Dr. Vajdon Sohaili is an Assistant Professor in the Division of Art History and Contemporary Culture. He is an art historian, architectural historian, and critical theorist. Vajdon completed his Ph.D. in Architectural History and Theory at Princeton University, with support from Canada’s Social Sciences and Humanities Research Council (SSHRC). Thereafter, he served as a postdoctoral research fellow in Princeton University’s School of Architecture. In addition, Vajdon holds an MA in Art History from the University of Toronto, where he also earned a graduate certificate in Sexual Diversity Studies through the Bonham Centre. Prior to entering academia, Vajdon worked as a professional actor, a commercial illustrator, and an English-as-Additional-Language (EAL) instructor. For ten years, he worked in non-profit communications for the HIV Legal Network, a health and human rights policy institute in Toronto, and as editorial consultant for an international roster of clients, including the International Human Rights Program at the University of Toronto Faculty of Law, the European Harm Reduction Network, and various UN-accredited agencies.

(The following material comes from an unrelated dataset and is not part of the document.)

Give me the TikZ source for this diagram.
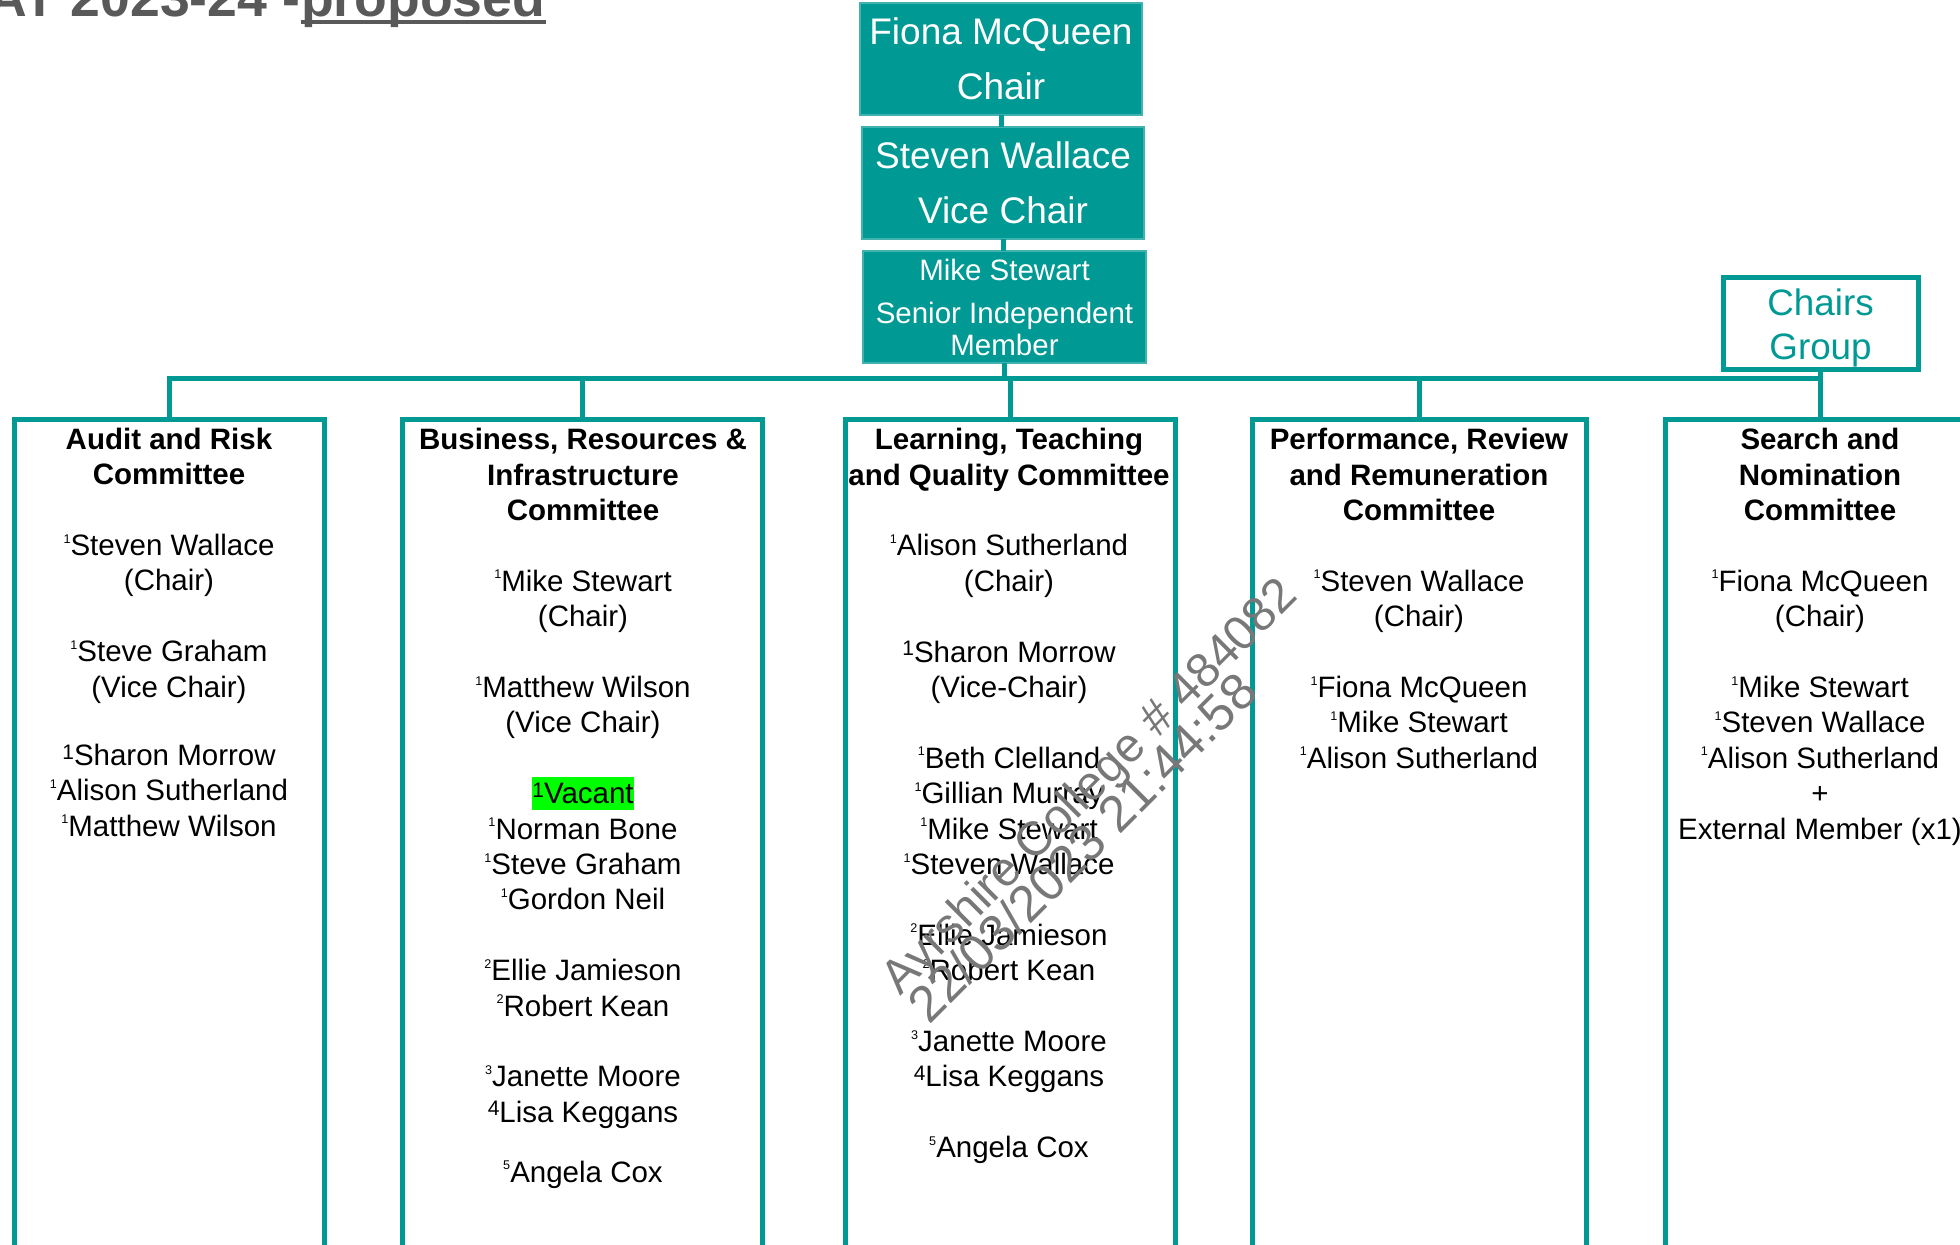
\documentclass[tikz,border=0pt]{standalone}
\usepackage{fontspec}
\setmainfont{Liberation Sans}
\definecolor{tealc}{RGB}{0,153,148}
\definecolor{hlgreen}{RGB}{0,255,0}
\definecolor{titlegray}{RGB}{89,89,89}
\definecolor{wmgray}{RGB}{120,120,120}
\newcommand\ssup[1]{\raisebox{6.2pt}{\fontsize{6.3pt}{6.3pt}\selectfont #1}}
\newcommand\bsup[1]{\raisebox{3.2pt}{\fontsize{10.5pt}{10.5pt}\selectfont #1}}
\newcommand\hlbox[1]{{\setlength\fboxsep{0pt}\colorbox{hlgreen}{\rule[-0.212em]{0pt}{1.117em}#1}}}
\begin{document}
\begin{tikzpicture}[x=0.5pt,y=-0.5pt,
  conn/.style={draw=tealc, line width=2.5pt},
  topbox/.style={fill=tealc, draw=tealc!75!white, line width=0.6pt, text=white,
     minimum width=141pt, minimum height=56pt, inner sep=0pt, outer sep=0pt, align=center},
  combox/.style={draw=tealc, line width=2.5pt, minimum height=430pt, anchor=north, inner sep=0pt, outer sep=0pt},
  comtext/.style={anchor=north, align=center, inner sep=0pt, font=\fontsize{14.75pt}{17.7pt}\selectfont},
  wm/.style={anchor=base west, rotate=45, inner sep=0pt, text=wmgray},
  titletext/.style={anchor=base west, inner sep=0pt, text=titlegray, font=\bfseries\fontsize{26.8pt}{30pt}\selectfont}
]
\useasboundingbox (0,0) rectangle (1960,1244);
\clip (0,0) rectangle (1960,1244);

% title
\node[titletext] (t1) at (-12,16) {AT 2023-24 -};
\node[titletext] (t2) at (t1.base east) {proposed};
\draw[titlegray, line width=2pt] ([yshift=-3pt]t2.base west) -- ([yshift=-3pt]t2.base east);

% top boxes
\node[topbox, font=\fontsize{18.5pt}{27.5pt}\selectfont] (chair) at (1001,59) {Fiona McQueen\\Chair};
\node[topbox, font=\fontsize{18.5pt}{27.5pt}\selectfont] (vice) at (1003,183) {Steven Wallace\\Vice Chair};
\node[topbox, minimum width=141.5pt, font=\fontsize{14.75pt}{21.5pt}\selectfont] (sim) at (1004.5,307) {Mike Stewart\\Senior Independent\\[-5.5pt]Member};

% chairs group
\node[draw=tealc, line width=2.5pt, minimum width=97.5pt, minimum height=46pt, inner sep=0pt, outer sep=0pt] (chairs) at (1820.5,323) {};
\node[align=center, inner sep=0pt, text=tealc, font=\fontsize{18.4pt}{22pt}\selectfont] (chairsT) at (1820.5,328) {Chairs\\Group};

% committee boxes
\node[combox, minimum width=155pt] (audit) at (169,419) {};
\node[combox, minimum width=180pt] (bri) at (582,419) {};
\node[combox, minimum width=165pt] (ltq) at (1010,419) {};
\node[combox, minimum width=167pt] (prr) at (1419,419) {};
\node[combox, minimum width=155pt] (snc) at (1820,419) {};

% connectors
\coordinate (bus) at (0,378);
\draw[conn] (chair.south) -- (chair.south |- vice.north);
\draw[conn] (vice.south) -- (vice.south |- sim.north);
\draw[conn] (sim.south) -- (sim.south |- bus);
\draw[conn] (audit.north) -- (audit.north |- bus) -- (snc.north |- bus) -- (snc.north);
\draw[conn] (bri.north |- bus) -- (bri.north);
\draw[conn] (ltq.north |- bus) -- (ltq.north);
\draw[conn] (prr.north |- bus) -- (prr.north);
\draw[conn] (chairs.south) -- (chairs.south |- bus);

% committee texts
\node[comtext] (auditT) at (169,427.5) {\textbf{Audit and Risk}\\\textbf{Committee}\\[17.7pt]
\ssup{1}Steven Wallace\\(Chair)\\[17.7pt]
\ssup{1}Steve Graham\\(Vice Chair)\\[16.5pt]
\bsup{1}Sharon Morrow\\\ssup{1}Alison Sutherland\\\ssup{1}Matthew Wilson};

\node[comtext] (briT) at (583,428) {\textbf{Business, Resources \&}\\\textbf{Infrastructure}\\\textbf{Committee}\\[17.7pt]
\ssup{1}Mike Stewart\\(Chair)\\[17.7pt]
\ssup{1}Matthew Wilson\\(Vice Chair)\\[17.7pt]
\hlbox{\bsup{1}Vacant}\\\ssup{1}Norman Bone\\\ssup{1}Steve Graham\\\ssup{1}Gordon Neil\\[17.7pt]
\ssup{2}Ellie Jamieson\\\ssup{2}Robert Kean\\[17.7pt]
\ssup{3}Janette Moore\\\bsup{4}Lisa Keggans\\[12.3pt]
\ssup{5}Angela Cox};

\node[comtext] (ltqT) at (1009,428) {\textbf{Learning, Teaching}\\\textbf{and Quality Committee}\\[17.7pt]
\ssup{1}Alison Sutherland\\(Chair)\\[17.7pt]
\bsup{1}Sharon Morrow\\(Vice-Chair)\\[17.7pt]
\ssup{1}Beth Clelland\\\ssup{1}Gillian Murray\\\ssup{1}Mike Stewart\\\ssup{1}Steven Wallace\\[17.7pt]
\ssup{2}Ellie Jamieson\\\ssup{2}Robert Kean\\[17.7pt]
\ssup{3}Janette Moore\\\bsup{4}Lisa Keggans\\[17.7pt]
\ssup{5}Angela Cox};

\node[comtext] (prrT) at (1419,428) {\textbf{Performance, Review}\\\textbf{and Remuneration}\\\textbf{Committee}\\[17.7pt]
\ssup{1}Steven Wallace\\(Chair)\\[17.7pt]
\ssup{1}Fiona McQueen\\\ssup{1}Mike Stewart\\\ssup{1}Alison Sutherland};

\node[comtext] (sncT) at (1820,428) {\textbf{Search and}\\\textbf{Nomination}\\\textbf{Committee}\\[17.7pt]
\ssup{1}Fiona McQueen\\(Chair)\\[17.7pt]
\ssup{1}Mike Stewart\\\ssup{1}Steven Wallace\\\ssup{1}Alison Sutherland\\+\\External Member (x1)};

% watermark
\node[wm, font=\fontsize{24pt}{28pt}\selectfont] (wm1) at (900,997) {Ayrshire College \# 484082};
\node[wm, font=\fontsize{25.5pt}{30pt}\selectfont] (wm2) at (929,1026) {22/03/2023 21:44:58};
\end{tikzpicture}
\end{document}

Vajdon’s research operates at the intersection of art, architecture, and design. His work considers issues of subjectivity—including psychoanalysis, phenomenology, and embodiment—in both the production and reception of art and architecture, and looks to semiotic systems to examine the ways that visual cultures have historically constituted and reinforced political self-understandings. Invested in principles of decolonization, Vajdon’s research uses visuality as a lens for understanding the fundamental, entangled, and persistent alliances between coloniality and structures of modernity. His current book project examines official works of art and architecture in a cross-section of mid-twentieth century settler colonial societies—including Southern Rhodesia (present-day Zimbabwe), Israel/Palestine, and Canada—exploring how notions of “unity” and “community” were (and are) used to buttress political power and obstruct decolonization.